Greens Falsely Sow Seeds of Doubt on Farmer Assurance Provision

WASHINGTON, D.C., March 28, 2013 — During negotiations on the continuing budget resolution last weekend, farm state senators inserted a rider they call the “Farmer Assurance Provision,” which critics have derided as the “Monsanto Protection Act.” The provision codifies existing USDA practices and elements of a 2010 Supreme Court ruling that lower courts should not automatically prohibit the planting of biotech crop varieties, or the harvest and sale of biotech crops already planted, when their commercial approval is revoked for procedural reasons. Activists have mischaracterized the rider’s actual effect and have called on Congress to repeal it. Gregory Conko, a Senior Fellow at the Competitive Enterprise Institute, issued the following statement this morning:

For close to a decade, activists have used nuisance litigation to overturn the approval of biotech crops on the grounds that the U.S. Department of Agriculture improperly documented its evaluation of potentially negative “environmental” effects. Because the National Environmental Policy Act requires agencies to consider and fully document not only ecological impacts, but also any possible economic, social, cultural, historic and aesthetic effects, it offers fertile ground for bad-faith, obstructionist lawsuits for what amounts to mere paperwork violations.

In the five NEPA lawsuits against biotech crop approvals filed to date, not a single harm to consumers or the environment were even alleged, let alone proved. So, activist claims that the rider lets USDA ignore a court finding of environmental harm are patently false. In fact, the rider only authorizes USDA to grant “temporary” permission for biotech crops to be planted, and only “subject to necessary and appropriate conditions … and requirements, including measures designed to mitigate or minimize potential adverse environmental effects, if any,” until the USDA’s paperwork irregularities have been corrected.

Furthermore, the rider does not give USDA any new authority, since the department previously had issued exactly the same kind of temporary permits for farmers to grow biotech seeds they already had purchased. And in the 2010 case Monsanto v. Geertson Seed Farms, the Supreme Court ruled that courts should not automatically revoke a biotech crop’s approval when NEPA violations are found. So, all the Farmer Assurance rider does is codify existing case law and agency practice.

Claims that this provision was slipped into the continuing resolution surreptitiously are also misleading.

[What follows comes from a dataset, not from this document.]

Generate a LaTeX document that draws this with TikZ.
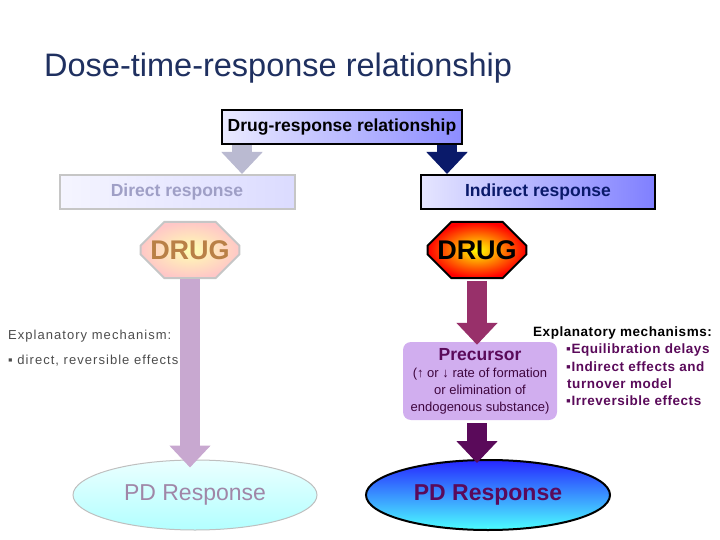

Several proposals to address the nuisance litigation problem were debated during last year’s Farm Bill negotiations. Disagreements over agricultural subsidies kept Congress from enacting a Farm Bill. But at that time, Members had agreed to a different provision giving farmers more expansive rights than the Farmer Assurance Provision does.

The big winners here will be farmers who plant USDA-approved biotech crops and consumers who benefit from lower prices and improved environmental stewardship. They no longer will be at risk of losing hundreds of millions of dollars when biotech crop approvals are overturned. Given how abusive NEPA litigation has gotten and how disruptive these rulings are to farmers and the American food chain, enacting the Farmer Assurance Provision is the very least Congress should do to protect American agriculture.

Globally, farmers who plant biotech crops reap an estimated $14 billion in economic benefits each year. Biotech crops also reduce pesticide spraying by roughly nine percent annually, while reducing farm runoff and soil erosion. And their higher per-acre productivity means farmers can grow more food on less land, leaving more unspoiled land for nature. Ironically, because the NEPA requires purely procedural obligations, courts are not permitted to consider the fact that biotech crop varieties have clear benefits for farmers, consumers and the natural environment.